In my opinion, an appreciation may not necessarily mean that the economy is growing or the currency is risk free. The Russian Ruble (RUB) has appreciated 13.3 percent not because its economy is booming. High oil & gas prices, a fall in Russian imports and credit controls that prevented Russians from buying foreign currency – made this appreciation possible. The country is also trading directly in domestic currencies of other countries instead of dollars. The economic sanctions over Russia have appreciated RUB for the time being. However, all this is not sustainable, as lack of exports, falling price and demand of Russian gas & oil, will lead towards a long-term recession or financial crisis. This will ultimately reduce the value of their currency in the long run. An appreciating ruble has also resulted in 27 percent loss of oil revenues, apart from the loss due to discounts offered to Chinese and Indian buyers.
USD depreciated 24.5 percent against Angolan kwanza (AOA) due to booming oil prices, which accounts for 90 percent of Angola’s export revenue. As the oil prices are coming down, AOA is losing strength, and the dollar has appreciated almost 5 percent between August to October 2022. The Syrian economy, crippled by decade-long war, has become heavily dollarised, as Syrians are trying to protect themselves against inflation and currency depreciation. The collapse of the Syrian Pound (SYP) has resulted in high inflation and hardship as Syrians struggle to buy their livelihood. Armenian Dram (AMD’) was boosted by rising oil prices, trades with Russia, and shifting bases by IT companies from Russia to Armenia.
On the other hand, the USD has strengthened against most currencies of G20 economies, and also against the highly traded currencies. It appreciated 18 percent against Euro (EUR), 21 percent against British Pound (BP’), 24 percent against New Zealand dollar (NZL), 26 percent against South Korean WON (WON’), and 30 percent against Japanese Yen (YEN). In that sense, the currencies that Templeton Emerging Markets Income Fund is exposed to, have successfully been able to hold their strength. A reasonable depreciation against the USD also means that the investable amount of US investors increases, despite spending the same amount of dollars. So, the fund will be able to make more investments with the existing assets. This obviously makes this fund attractive.

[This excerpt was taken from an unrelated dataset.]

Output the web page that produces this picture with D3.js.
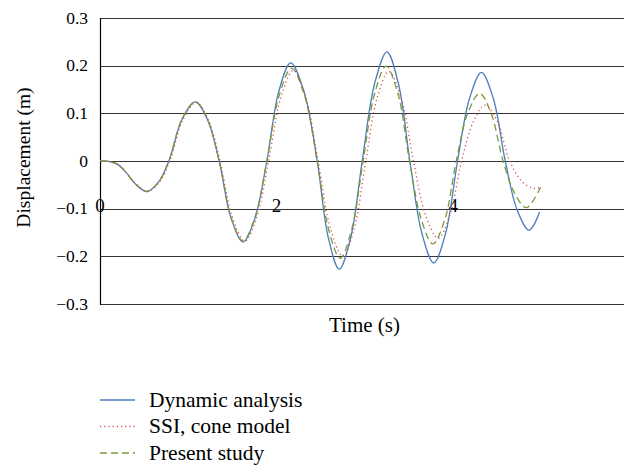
<!DOCTYPE html>
<html><head><meta charset="utf-8">
<script src="https://cdn.jsdelivr.net/npm/d3@7"></script>
<style>body{margin:0;background:#fff}svg{display:block}</style>
</head><body>
<svg id="c" width="624" height="468"></svg>
<script>
const yTicks = [0.3, 0.2, 0.1, 0, -0.1, -0.2, -0.3];
const xTicks = [0, 2, 4];
const seriesNames = ["Dynamic analysis", "SSI, cone model", "Present study"];

const dynT = [0,0.1,0.2,0.3,0.4,0.53,0.66,0.78,0.93,1.08,1.215,1.35,1.485,1.62,1.755,1.89,2.025,2.16,2.31,2.46,2.585,2.71,2.84,2.97,3.11,3.25,3.38,3.51,3.645,3.78,3.915,4.05,4.185,4.32,4.455,4.59,4.725,4.86,4.98];
const dynV = [0,-0.001,-0.007,-0.025,-0.048,-0.064,-0.045,0,0.088,0.124,0.088,0,-0.12,-0.170,-0.12,0,0.146,0.206,0.146,0,-0.16,-0.227,-0.16,0,0.162,0.229,0.162,0,-0.151,-0.214,-0.151,0,0.131,0.186,0.131,0,-0.103,-0.145,-0.107];

const ssiT = [0,0.1,0.2,0.3,0.4,0.54,0.67,0.79,0.94,1.09,1.225,1.36,1.5,1.64,1.775,1.91,2.05,2.19,2.33,2.47,2.61,2.75,2.88,3.01,3.14,3.27,3.41,3.55,3.69,3.83,3.96,4.095,4.23,4.36,4.5,4.64,4.79,4.93,4.98];
const ssiV = [0,-0.001,-0.007,-0.025,-0.047,-0.064,-0.045,0,0.087,0.123,0.087,0,-0.118,-0.168,-0.118,0,0.134,0.19,0.134,0,-0.141,-0.20,-0.141,0,0.133,0.188,0.133,0,-0.115,-0.162,-0.115,0,0.083,0.117,0.083,0,-0.045,-0.058,-0.055];

const preT = [0,0.1,0.2,0.3,0.4,0.53,0.66,0.78,0.93,1.08,1.215,1.35,1.485,1.62,1.755,1.89,2.03,2.17,2.315,2.46,2.59,2.72,2.85,2.98,3.11,3.24,3.375,3.505,3.64,3.77,3.905,4.035,4.165,4.3,4.43,4.565,4.7,4.83,4.99];
const preV = [0,-0.001,-0.007,-0.025,-0.048,-0.064,-0.045,0,0.088,0.124,0.088,0,-0.119,-0.168,-0.118,0,0.138,0.195,0.138,0,-0.144,-0.204,-0.144,0,0.141,0.199,0.141,0,-0.123,-0.174,-0.123,0,0.10,0.142,0.10,0,-0.069,-0.098,-0.055];

const colors = ["#4a7ebb", "#dc4a50", "#7a9a3a"];
const dashes = [null, "1.2,3", "7,4"];
const FONT = "Liberation Serif, serif";

const svg = d3.select("#c");
const L = 100, R = 624, T = 18, B = 304;
const x = d3.scaleLinear().domain([0, 5.935]).range([L, R]);
const y = d3.scaleLinear().domain([-0.3, 0.3]).range([B, T]);

// gridlines
svg.append("g").selectAll("line").data(yTicks).join("line")
  .attr("x1", L).attr("x2", R)
  .attr("y1", d => Math.round(y(d)) + 0.5).attr("y2", d => Math.round(y(d)) + 0.5)
  .attr("stroke", "#333").attr("stroke-width", 1.2);
// left axis
svg.append("line").attr("x1", L + 0.5).attr("x2", L + 0.5).attr("y1", T).attr("y2", B + 1)
  .attr("stroke", "#000").attr("stroke-width", 1.2);

// y tick labels
const fmt = d => d === 0 ? "0" : (d < 0 ? "\u2212" : "") + Math.abs(d).toFixed(1);
svg.append("g").selectAll("text").data(yTicks).join("text")
  .attr("x", 88).attr("y", d => y(d) + 5.5)
  .attr("text-anchor", "end").attr("font-family", FONT).attr("font-size", 17.5)
  .text(fmt);

// x tick labels at y=-0.1
svg.append("g").selectAll("text").data(xTicks).join("text")
  .attr("x", d => x(d)).attr("y", y(-0.1) + 3.5)
  .attr("text-anchor", "middle").attr("font-family", FONT).attr("font-size", 19)
  .text(d => d);

// series
const series = [[dynT, dynV], [ssiT, ssiV], [preT, preV]];
const line = d3.line().x(d => x(d[0])).y(d => y(d[1])).curve(d3.curveCatmullRom.alpha(0.5));
[0, 2, 1].forEach(i => {
  const pts = series[i][0].map((t, k) => [t, series[i][1][k]]);
  svg.append("path").attr("d", line(pts)).attr("fill", "none")
    .attr("stroke", colors[i]).attr("stroke-width", 1.3)
    .attr("stroke-dasharray", dashes[i]);
});

// axis titles
svg.append("text").attr("x", 364.5).attr("y", 332).attr("text-anchor", "middle")
  .attr("font-family", FONT).attr("font-size", 21).text("Time (s)");
svg.append("text").attr("transform", "translate(30,157.5) rotate(-90)").attr("text-anchor", "middle")
  .attr("font-family", FONT).attr("font-size", 19.5).text("Displacement (m)");

// legend
const lg = svg.append("g");
seriesNames.forEach((n, i) => {
  const yy = 400 + i * 26.5;
  lg.append("line").attr("x1", 100).attr("x2", 135).attr("y1", yy).attr("y2", yy)
    .attr("stroke", colors[i]).attr("stroke-width", 1.3).attr("stroke-dasharray", dashes[i]);
  lg.append("text").attr("x", 149).attr("y", yy + 6.5).attr("font-family", FONT).attr("font-size", 21.5).text(n);
});
</script>
</body></html>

TEI’s Total Return Has Been Quite Poor, Despite a Strong Yield
Templeton Emerging Markets Income Fund was formed on September 23, 1993 and used to pay quarterly dividends. From June, 2018 TEI has been paying monthly dividends. The yield during the last five years ranged between 8 to 13 percent, and it generated a trailing twelve months (TTM’) yield of 13.5 percent. Annual average yield stood at 9.35 percent. However, despite such strong yield, the total return is quite low. It generated an average annual total return of 2.88 percent during 2016 to 2020, and since 2012, the annual average return is negative 0.7 percent. The fund has an expense ratio of 1.22 percent and the weighted average coupon stands at 5.27 percent. Considering all these, I feel it’ll be difficult to generate a strong total return in the near future, and a yield within the range of 8 to 13 percent too, doesn’t seem to be sustainable.
I analyze the investability of EM funds by evaluating the seven most critical factors for such funds – stock price performance, AUM, annual average yield, level of portfolio diversification, average credit rating, current discount to NAV and future sustainability of its yield. Templeton Emerging Markets Income Fund has a yield higher than 5 percent, and market price higher than $5, but AUM is a bit lower at $240 million. The stock is currently trading at a good discount of 6.9 percent. However, over the long run, its price performance has been quite poor, and resulted in negative total return despite a strong yield. Due to high expense ratio and a coupon much lower than the current level of yield, the yield doesn’t seem to be sustainable. But, even a lower level of yield will be good enough for TEI’s investors. Backed by a weighted average coupon of 5.27 percent, expecting a decent yield over the long term doesn’t seem unrealistic.
Currency exposure of Templeton Emerging Markets Income Fund is impressive. Most currencies stood their ground while the dollar got appreciated against most credible and traded currencies throughout the globe. The fund is well diversified globally, and its selection of EMs cannot be considered bad. 46 percent of its assets are invested in most credible EMs, and another 45 percent is invested in 8 other large and medium sized EMs with lower credit ratings, but not fragile economies, such as Brazil, Colombia, Costa Rica, Dominican Republic, Ecuador, Egypt, South Africa, and Uzbekistan. So, overall the portfolio has a moderate risk, which is also characterized by its weighted average credit rating of BB+. Thus, I don’t think liquidating stakes in TEI will be a wise idea. Moreover, appreciation of the dollar has enabled this fund to invest more in bonds in the targeted currencies. I would rate TEI as a Hold.